« Groupes patriotes d’autodéfense » : les milices d’extrême droite en roue libre
Après la mort de Nahel à Nanterre, des milices d’extrême droite se sont constituées dans plusieurs villes de France, avec pour objectif affiché de se livrer à des ratonnades visant les jeunes en révolte.
Le week-end des 1er et 2 juillet, après plusieurs annonces sur les réseaux sociaux, l’extrême droite violente a commencé à sortir lors des nuits de révolte consécutives à la mort de Nahel, dans l’objectif affiché de s’adonner à des ratonnades et de viser les rassemblements contre les violences policières. Battes de baseball et barres en fer à Angers, « milice anticasseurs » sous le regard bienveillant de la police à Lorient, « groupes patriotes d’autodéfense » à Chambéry et Lyon… Ces groupes ont fait systématiquement des blessés.
Vendredi 30 juin, l’Alvarium, groupuscule dissous d’Angers et qui opère depuis sous le nom de RED, distribue coups de battes de baseball et de barres en fer. Ils réitèrent l’action tous les soirs suivants jusqu’à l’heure où nous écrivons, le 5 juillet. Pas inquiétés par les forces de l’ordre dans un premier temps, leur local a depuis été perquisitionné, notamment suite au travail d’identification du Réseau angevin antifasciste (Raaf) sur les réseaux sociaux. Pris pour cible par des jeunes participant aux révoltes lundi soir, le local a été défendu par des militants du RED, mais aussi par des membres du Groupe union défense (GUD), dont leur leader, Marc de Caqueray-Valmenier, identifié sur Twitter par le journaliste indépendant Sébastien Bourdon.
À Chambéry et à Lyon, des groupes d’entre 50 et 100 militants d’extrême droite cagoulés ont parcouru les rues samedi 1er et dimanche 2 au soir, aux cris de « Français réveille-toi, tu es ici chez toi » et « la France aux Français ». Le groupe de Chambéry serait, selon plusieurs sources, issu de l’Edelweiss, section locale du Bastion Social jusqu’à sa dissolution en 2019. Il s’agirait du même groupe qui avait organisé les rassemblements d’extrême droite suite au drame d’Annecy, le mois dernier.
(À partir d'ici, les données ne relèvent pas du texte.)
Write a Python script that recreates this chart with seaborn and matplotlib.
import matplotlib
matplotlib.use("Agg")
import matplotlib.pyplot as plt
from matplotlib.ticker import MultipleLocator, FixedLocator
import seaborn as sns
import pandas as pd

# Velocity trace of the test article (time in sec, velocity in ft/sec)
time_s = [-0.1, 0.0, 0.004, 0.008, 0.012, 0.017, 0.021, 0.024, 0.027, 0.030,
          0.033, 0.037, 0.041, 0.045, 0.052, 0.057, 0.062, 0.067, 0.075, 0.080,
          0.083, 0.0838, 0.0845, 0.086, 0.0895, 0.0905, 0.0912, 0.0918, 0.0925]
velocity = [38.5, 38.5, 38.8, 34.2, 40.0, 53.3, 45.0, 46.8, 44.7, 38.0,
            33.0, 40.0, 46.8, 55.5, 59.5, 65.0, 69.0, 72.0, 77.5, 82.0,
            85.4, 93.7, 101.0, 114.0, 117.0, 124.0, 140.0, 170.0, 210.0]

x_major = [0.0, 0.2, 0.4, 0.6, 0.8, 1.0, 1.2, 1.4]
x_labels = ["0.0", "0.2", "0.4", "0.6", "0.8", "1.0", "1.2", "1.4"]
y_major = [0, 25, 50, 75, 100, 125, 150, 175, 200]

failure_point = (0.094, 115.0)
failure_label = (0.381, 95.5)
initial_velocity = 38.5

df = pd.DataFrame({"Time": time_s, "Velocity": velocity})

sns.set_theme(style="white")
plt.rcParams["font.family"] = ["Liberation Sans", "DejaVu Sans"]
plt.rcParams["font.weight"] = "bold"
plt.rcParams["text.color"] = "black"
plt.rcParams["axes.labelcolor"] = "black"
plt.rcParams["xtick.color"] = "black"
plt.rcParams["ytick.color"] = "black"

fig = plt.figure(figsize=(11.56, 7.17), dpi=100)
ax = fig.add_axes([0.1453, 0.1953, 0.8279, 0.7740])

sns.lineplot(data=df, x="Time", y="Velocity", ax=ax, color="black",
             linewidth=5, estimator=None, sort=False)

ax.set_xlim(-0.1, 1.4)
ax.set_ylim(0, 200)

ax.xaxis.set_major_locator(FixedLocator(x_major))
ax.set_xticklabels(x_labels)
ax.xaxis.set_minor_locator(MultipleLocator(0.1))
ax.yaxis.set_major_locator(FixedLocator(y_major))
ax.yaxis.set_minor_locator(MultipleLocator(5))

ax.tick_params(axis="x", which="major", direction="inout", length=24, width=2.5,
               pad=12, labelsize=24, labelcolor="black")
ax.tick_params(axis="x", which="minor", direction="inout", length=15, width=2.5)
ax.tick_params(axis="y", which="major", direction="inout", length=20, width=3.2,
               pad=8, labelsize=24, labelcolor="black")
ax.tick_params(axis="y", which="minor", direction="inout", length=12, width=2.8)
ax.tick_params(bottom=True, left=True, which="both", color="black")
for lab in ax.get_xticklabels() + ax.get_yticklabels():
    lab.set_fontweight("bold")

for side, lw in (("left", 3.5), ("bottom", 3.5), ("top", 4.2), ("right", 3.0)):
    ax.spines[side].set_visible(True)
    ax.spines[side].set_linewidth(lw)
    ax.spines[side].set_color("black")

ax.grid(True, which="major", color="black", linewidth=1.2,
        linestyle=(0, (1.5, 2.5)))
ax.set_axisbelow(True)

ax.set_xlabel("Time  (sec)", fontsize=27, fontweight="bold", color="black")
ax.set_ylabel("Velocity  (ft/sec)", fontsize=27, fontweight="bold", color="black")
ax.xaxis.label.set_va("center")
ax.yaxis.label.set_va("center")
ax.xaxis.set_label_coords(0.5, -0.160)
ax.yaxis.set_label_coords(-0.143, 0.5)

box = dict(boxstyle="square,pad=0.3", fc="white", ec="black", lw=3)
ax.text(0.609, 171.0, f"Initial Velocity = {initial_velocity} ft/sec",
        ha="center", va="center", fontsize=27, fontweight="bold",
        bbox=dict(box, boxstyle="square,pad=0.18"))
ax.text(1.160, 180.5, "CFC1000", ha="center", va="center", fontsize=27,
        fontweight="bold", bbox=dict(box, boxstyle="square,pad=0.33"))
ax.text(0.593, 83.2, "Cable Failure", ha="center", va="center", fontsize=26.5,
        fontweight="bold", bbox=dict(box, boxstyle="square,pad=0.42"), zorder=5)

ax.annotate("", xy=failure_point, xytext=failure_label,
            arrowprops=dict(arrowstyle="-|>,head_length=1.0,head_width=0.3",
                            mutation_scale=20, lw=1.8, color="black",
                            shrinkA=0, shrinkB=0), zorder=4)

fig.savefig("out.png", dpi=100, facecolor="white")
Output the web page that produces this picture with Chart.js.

Sur des canaux d’extrême droite sur les réseaux sociaux, des photos de sang au sol ont été postées en lien avec leur sortie de samedi soir.
À Lyon, dimanche 2 juillet, la revendication est explicite puisqu’il s’agit de militants des Remparts2Lyon, héritier direct de Génération identitaire après sa dissolution en 2021, qui possède deux locaux dans le Vieux-Lyon, le bar La Traboule et la salle de boxe L’Agogé. Après avoir déambulé dans les rues vers la mairie en distribuant quelques coups, ils ont tenté, selon des témoins, de l’attaquer avant d’être dispersés à coups de gaz lacrymogène.
Enfin, à Lorient, plusieurs sources, dont le journal local Le Télégramme, ont rapporté une curieuse alliance entre les forces de l’ordre et une « milice anticasseurs », pour le moment non identifiée mais très relayée sur ces même canaux d’extrême droite. « On a laissé faire en début de soirée, parce que ça nous a soulagés », a confié un policier au quotidien breton Le Télégramme. Et trois membres de cette milice ont déclaré sur la station de radio locale Jaime qu’ils « se concertaient avec la BAC (brigade anti-criminalité, NDLR) qui [leur] disait où ne pas aller », appuyant la collaboration étroite.
Lorient abrite 4 000 militaires de la Marine nationale, et certains soupçonnent que des membres de cette milice soient fusiliers ou commandos marines. Une rumeur qui se répand sur les forums de discussions militaires. Selon nos confrères de Mediapart, l’armée a ouvert une enquête sur la milice aperçue à Lorient. Car si la loi française explique que « dans les cas de crime flagrant ou de délit flagrant puni d’une peine d’emprisonnement, toute personne a qualité pour en appréhender l’auteur et le conduire devant l’officier de police judiciaire le plus proche », la constitution de milices privées reste strictement illégale. Elle est d’ailleurs l’une des raisons de la dissolution de Génération Identitaire.